Engineers for a Sustainable World
A vehicle for working on technical problems in developing communities
At 7:30 in the evening it was totally dark and a group of ten Penn State undergraduate engineering students and their adviser were sitting exhausted around the campfire in Nueva Esperanza, El Salvador – a rural, agricultural community in southeast El Salvador. The team had just spent the entire day in 110 degree temperatures with high humidity constructing the bridge they had designed during the preceding semester – without heavy equipment of any kind. The bridge would allow veterans from the Salvadoran civil war who had their legs amputated to cross the river dry rather than wade chest deep waters to access their farmlands. With no electricity available, the PSU team had to rise at 4:15 a.m. in order to make the best use of the available daylight and to avoid working during the hottest part of the day. It had taken the entire morning just to dig the well by hand in order to obtain the water required to mix the concrete for the foundation. The entire foundation needed to be excavated by hand. The team was learning what nearly half the population of the world experiences daily in terms of the toil required to improve their environment.

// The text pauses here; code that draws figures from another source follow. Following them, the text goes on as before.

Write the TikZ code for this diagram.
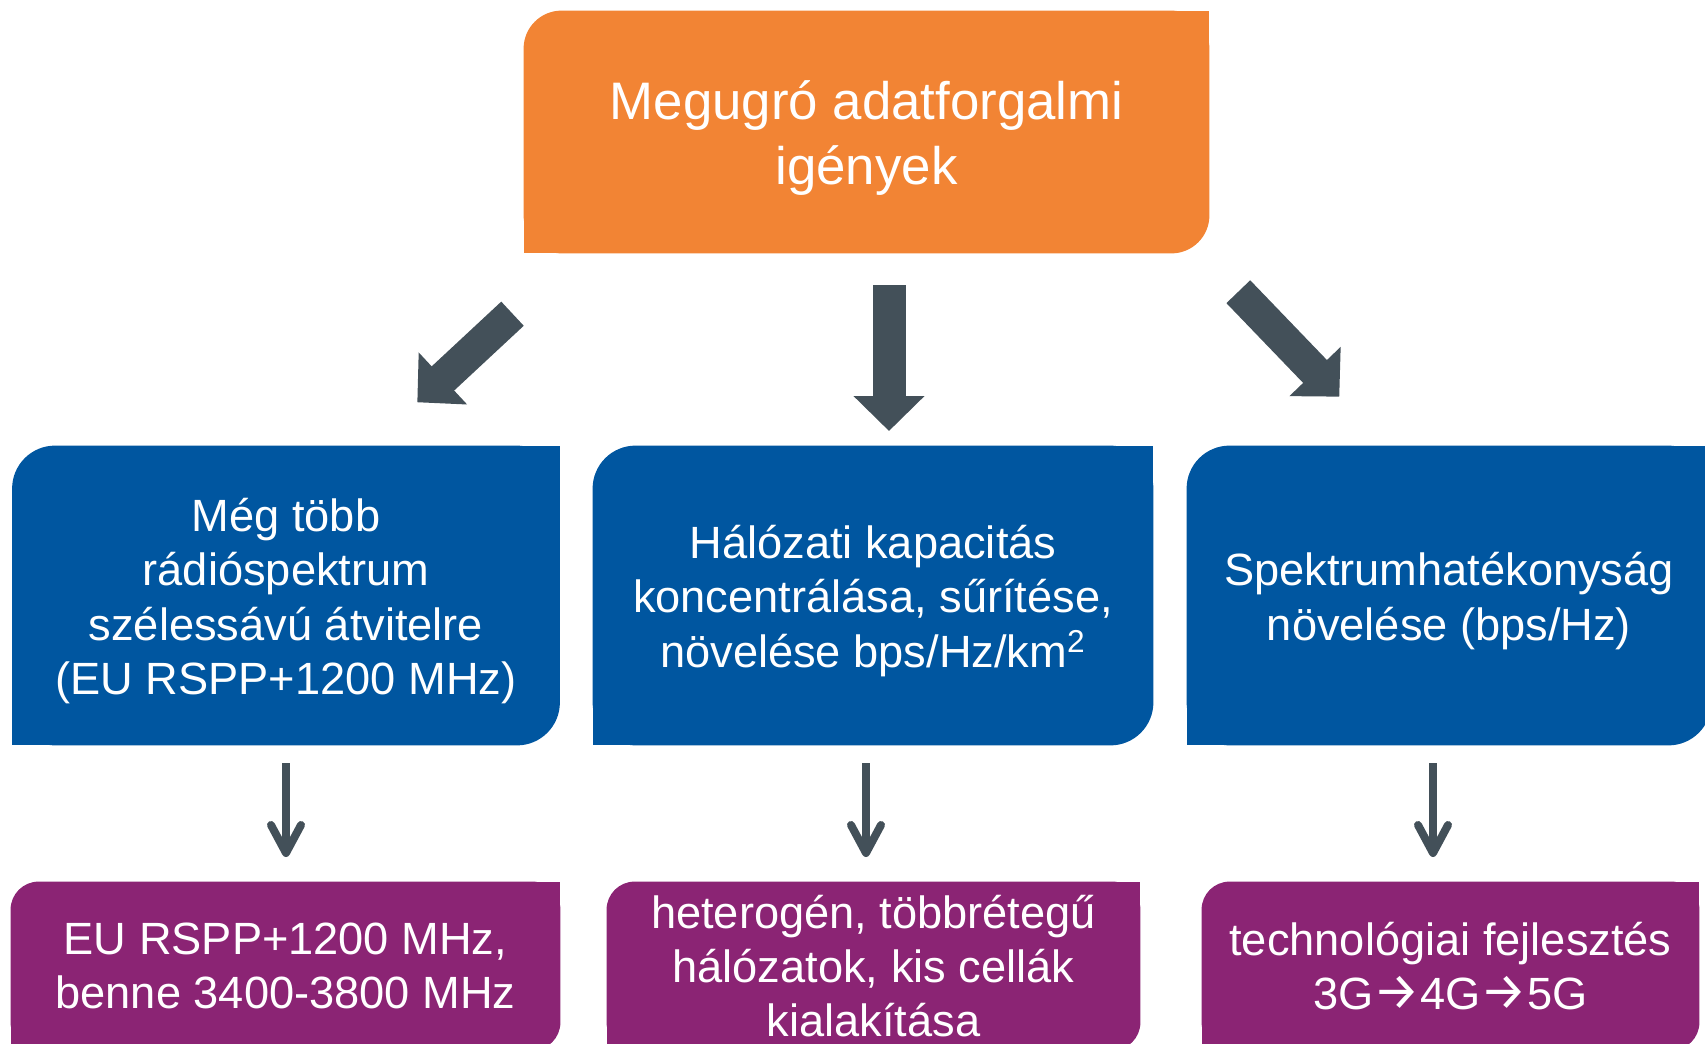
\documentclass[tikz,border=0pt]{standalone}
\usepackage{fontspec}
\setmainfont{Liberation Sans}
\newfontfamily\arrowfont{Fira Sans}
\usetikzlibrary{arrows.meta,backgrounds}

\definecolor{topclr}{RGB}{242,132,52}
\definecolor{midclr}{RGB}{0,86,160}
\definecolor{lowclr}{RGB}{139,36,116}
\definecolor{arrclr}{RGB}{67,80,89}

\newcommand\tto{{\arrowfont\fontsize{26}{27.2}\selectfont→}}

\tikzset{
  box/.style={inner sep=0pt, align=center, text=white},
  topbox/.style={box, minimum width=342.5pt, minimum height=121pt, font=\fontsize{26.4}{32.5}\selectfont},
  midbox/.style={box, minimum height=149.5pt, font=\fontsize{22.6}{27.2}\selectfont},
  lowbox/.style={box, minimum height=84pt, font=\fontsize{22.6}{27.2}\selectfont},
  fatarrow/.style={arrclr, line width=16.5pt, -{Triangle[width=34.5pt, length=17.5pt]}},
  thinarrow/.style={arrclr, line width=4pt, -{Straight Barb[round, width=15pt, length=14pt]}},
}

\begin{document}
\begin{tikzpicture}[x=0.5pt, y=-0.5pt]
\useasboundingbox (0,0) rectangle (1705,1044);

% boxes (text sits a little low in the top rows)
\node[topbox] (need) at (866.5,138.5) {Megugró adatforgalmi\\igények};
\node[midbox, minimum width=273.5pt] (spec) at (286,601) {Még több\\rádióspektrum\\szélessávú átvitelre\\(EU RSPP+1200 MHz)};
\node[midbox, minimum width=280pt] (cap) at (873,601) {Hálózati kapacitás\\koncentrálása, sűrítése,\\növelése bps/Hz/km\textsuperscript{2}};
\node[midbox, minimum width=262pt] (eff) at (1449,601) {Spektrumhatékonyság\\növelése (bps/Hz)};
\node[lowbox, minimum width=274.5pt] (band) at (285.5,966) {EU RSPP+1200 MHz,\\benne 3400-3800 MHz};
\node[lowbox, minimum width=266.5pt] (het) at (873.5,966) {heterogén, többrétegű\\hálózatok, kis cellák\\kialakítása};
\node[lowbox, minimum width=248.5pt] (tech) at (1450.5,966) {technológiai fejlesztés\\3G\tto4G\tto5G};

% only two corners are round
\begin{scope}[on background layer]
  \foreach \n/\clr/\rad/\dy in {need/topclr/19pt/3.25pt, spec/midclr/21.5pt/2.75pt, cap/midclr/21.5pt/2.75pt,
      eff/midclr/21.5pt/2.75pt, band/lowclr/14pt/0pt, het/lowclr/14pt/0pt, tech/lowclr/14pt/0pt} {
    \fill[\clr, rounded corners=\rad] ([yshift=\dy]\n.south west) rectangle ([yshift=\dy]\n.north east);
    \fill[\clr] ([yshift=\dy]\n.south west) rectangle ([yshift=\dy]\n.center);
    \fill[\clr] ([yshift=\dy]\n.center) rectangle ([yshift=\dy]\n.north east);
  }
\end{scope}

% big arrows
\coordinate (l0) at (512.5,313.7);
\coordinate (l1) at (417.3,402.3);
\coordinate (m0) at (889,285);
\coordinate (m1) at (889,431);
\coordinate (r0) at (1238.3,291.7);
\coordinate (r1) at (1339.3,396.7);
\draw[fatarrow] (l0) -- (l1);
\draw[fatarrow] (m0) -- (m1);
\draw[fatarrow] (r0) -- (r1);

% small arrows
\coordinate (a0) at (286,763);
\coordinate (a1) at (286,857);
\coordinate (b0) at (866,763);
\coordinate (b1) at (866,857);
\coordinate (c0) at (1433,763);
\coordinate (c1) at (1433,857);
\draw[thinarrow] (a0) -- (a1);
\draw[thinarrow] (b0) -- (b1);
\draw[thinarrow] (c0) -- (c1);
\end{tikzpicture}
\end{document}
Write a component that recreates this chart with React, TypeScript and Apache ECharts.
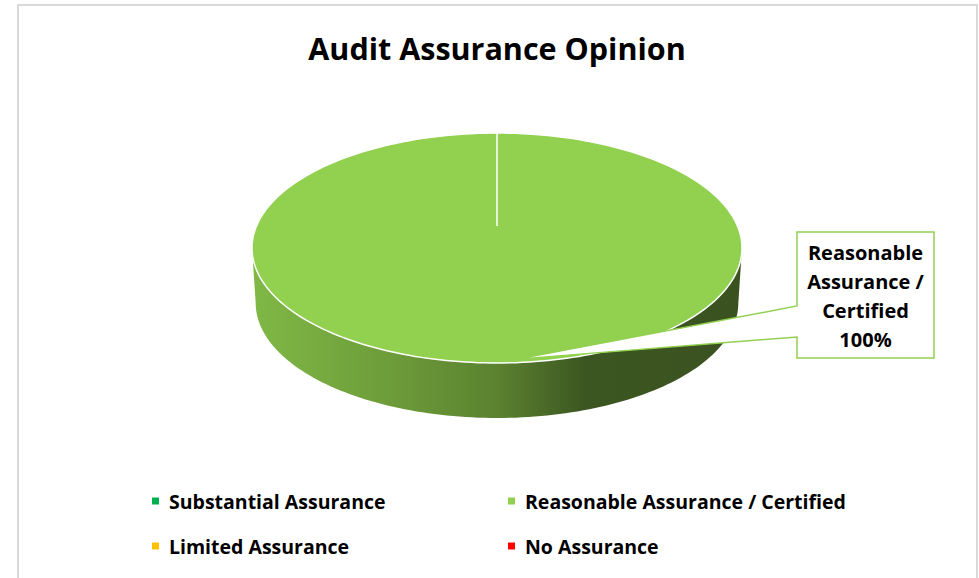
import React, { useEffect, useRef } from "react";
import * as echarts from "echarts";

// ---- data ----
const titleText = "Audit Assurance Opinion";
const categories = [
  "Substantial Assurance",
  "Reasonable Assurance / Certified",
  "Limited Assurance",
  "No Assurance",
];
const values = [0, 100, 0, 0];
const colors = ["#00B050", "#92D050", "#FFC000", "#FF0000"];
const legendColumnA = [categories[0], categories[2]];
const legendColumnB = [categories[1], categories[3]];

const FONT = "'Open Sans', Lato, sans-serif";

function wrapWords(text: string, maxChars: number): string {
  const words = text.split(" ");
  const lines: string[] = [];
  let cur = "";
  for (const w of words) {
    if (!cur) cur = w;
    else if ((cur + " " + w).length <= maxChars) cur = cur + " " + w;
    else {
      lines.push(cur);
      cur = w;
    }
  }
  if (cur) lines.push(cur);
  return lines.join("\n");
}

export default function App() {
  const ref = useRef<HTMLDivElement>(null);

  useEffect(() => {
    if (!ref.current) return;
    const chart = echarts.init(ref.current, undefined, { renderer: "svg" });

    const total = values.reduce((a, b) => a + b, 0);
    const starts = values.map((_, i) => values.slice(0, i).reduce((a, b) => a + b, 0));

    const geo = { cx: 497, cy: 248, rx: 245, ry: 115, depth: 55, apexY: 226 };

    const pt = (th: number, rx: number, ry: number, cx: number, cy: number) => {
      const r = (th * Math.PI) / 180;
      return [cx + rx * Math.sin(r), cy - ry * Math.cos(r)];
    };
    const arc = (a0: number, a1: number, rx: number, ry: number, cx: number, cy: number) => {
      const n = Math.max(2, Math.ceil(Math.abs(a1 - a0) / 1.5));
      const out: number[][] = [];
      for (let k = 0; k <= n; k++) out.push(pt(a0 + ((a1 - a0) * k) / n, rx, ry, cx, cy));
      return out;
    };

    const sideGradient = {
      type: "linear",
      x: geo.cx - geo.rx,
      y: 0,
      x2: geo.cx + geo.rx,
      y2: 0,
      global: true,
      colorStops: [
        { offset: 0, color: "#80b946" },
        { offset: 0.3, color: "#6c9a39" },
        { offset: 0.5, color: "#5b8230" },
        { offset: 0.68, color: "#3c5621" },
        { offset: 1, color: "#3a5220" },
      ],
    };

    const renderItem = (params: any, api: any) => {
      const i = params.dataIndex;
      const v = api.value(0);
      if (!v || !total) return null;
      const { cx, cy, rx, ry, depth, apexY } = geo;
      const a0 = (starts[i] / total) * 360;
      const a1 = ((starts[i] + v) / total) * 360;
      const full = a1 - a0 >= 359.999;
      const children: any[] = [];

      const s0 = Math.max(a0, 90);
      const s1 = Math.min(a1, 270);
      if (s1 > s0) {
        const top = arc(s0, s1, rx, ry, cx, cy);
        const bot = arc(s1, s0, rx * 0.985, ry, cx, cy + depth);
        children.push({
          type: "polygon",
          shape: { points: top.concat(bot) },
          style: { fill: sideGradient },
        });
      }

      const topPts = full ? arc(0, 360, rx, ry, cx, cy) : [[cx, apexY]].concat(arc(a0, a1, rx, ry, cx, cy));
      children.push({
        type: "polygon",
        shape: { points: topPts },
        style: { fill: colors[i], stroke: "#ffffff", lineWidth: 1.5 },
      });
      const p0 = pt(a0, rx, ry, cx, cy);
      children.push({
        type: "line",
        shape: { x1: cx, y1: apexY, x2: p0[0], y2: p0[1] },
        style: { stroke: "#ffffff", lineWidth: 1.5 },
      });
      if (!full) {
        const p1 = pt(a1, rx, ry, cx, cy);
        children.push({
          type: "line",
          shape: { x1: cx, y1: apexY, x2: p1[0], y2: p1[1] },
          style: { stroke: "#ffffff", lineWidth: 1.5 },
        });
      }

      // callout label
      const mid = (a0 + a1) / 2;
      const tip = pt(mid - 5, rx * 0.97, ry * 0.97, cx, cy);
      const bl = cx + rx + 55;
      const bt = cy - 16;
      const bw = 137;
      const bh = 126;
      children.push({
        type: "polygon",
        shape: {
          points: [
            tip,
            [bl, bt + 74],
            [bl, bt],
            [bl + bw, bt],
            [bl + bw, bt + bh],
            [bl, bt + bh],
            [bl, bt + 105],
          ],
        },
        style: { fill: "#ffffff", stroke: colors[i], lineWidth: 1.5 },
      });
      const pct = Math.round((v / total) * 100) + "%";
      children.push({
        type: "text",
        x: bl + bw / 2,
        y: bt + bh / 2 + 1,
        style: {
          text: wrapWords(categories[i], 11) + "\n" + pct,
          fontFamily: FONT,
          fontWeight: "bold",
          fontSize: 20,
          lineHeight: 29,
          fill: "#000000",
          align: "center",
          verticalAlign: "middle",
        },
      });
      return { type: "group", children };
    };

    const legendCommon = {
      orient: "vertical",
      top: 491,
      padding: 0,
      icon: "rect",
      itemWidth: 7,
      itemHeight: 7,
      itemGap: 25,
      selectedMode: false,
      textStyle: {
        fontFamily: FONT,
        fontWeight: "bold",
        fontSize: 19.5,
        color: "#000000",
        lineHeight: 20,
        padding: [0, 0, 0, 5],
      },
    };

    chart.setOption({
      animation: false,
      backgroundColor: "#ffffff",
      graphic: [
        {
          type: "rect",
          shape: { x: 18, y: 5, width: 959, height: 600 },
          style: { fill: "none", stroke: "#d9d9d9", lineWidth: 2 },
          silent: true,
        },
        {
          type: "text",
          x: 497,
          y: 48,
          style: {
            text: titleText,
            fontFamily: FONT,
            fontWeight: "bold",
            fontSize: 30.5,
            fill: "#000000",
            align: "center",
            verticalAlign: "middle",
          },
        },
      ],
      legend: [
        { ...legendCommon, left: 152, data: legendColumnA },
        { ...legendCommon, left: 508, data: legendColumnB },
      ],
      series: [
        {
          type: "pie",
          name: "legendSource",
          radius: 0,
          center: [497, 248],
          silent: true,
          label: { show: false },
          labelLine: { show: false },
          data: categories.map((c, i) => ({ name: c, value: values[i], itemStyle: { color: colors[i] } })),
        },
        {
          type: "custom",
          name: "pie3d",
          coordinateSystem: "none",
          silent: true,
          renderItem,
          data: values.map((v) => [v]),
        },
      ],
    });

    return () => chart.dispose();
  }, []);

  return (
    <div
      ref={ref}
      style={{ position: "fixed", left: 0, top: 0, width: 979, height: 578, background: "#fff" }}
    />
  );
}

The student’s design reduced construction costs for the bridge by an estimated 20%. The student’s homes for the multiple week visit were with village family’s who volunteered to have them stay with them – even though the families earn only approximately $2 per day. The students gain invaluable insights into the political, economic, and historical perspectives of a community quite difference from their own. They come away transformed by the experience.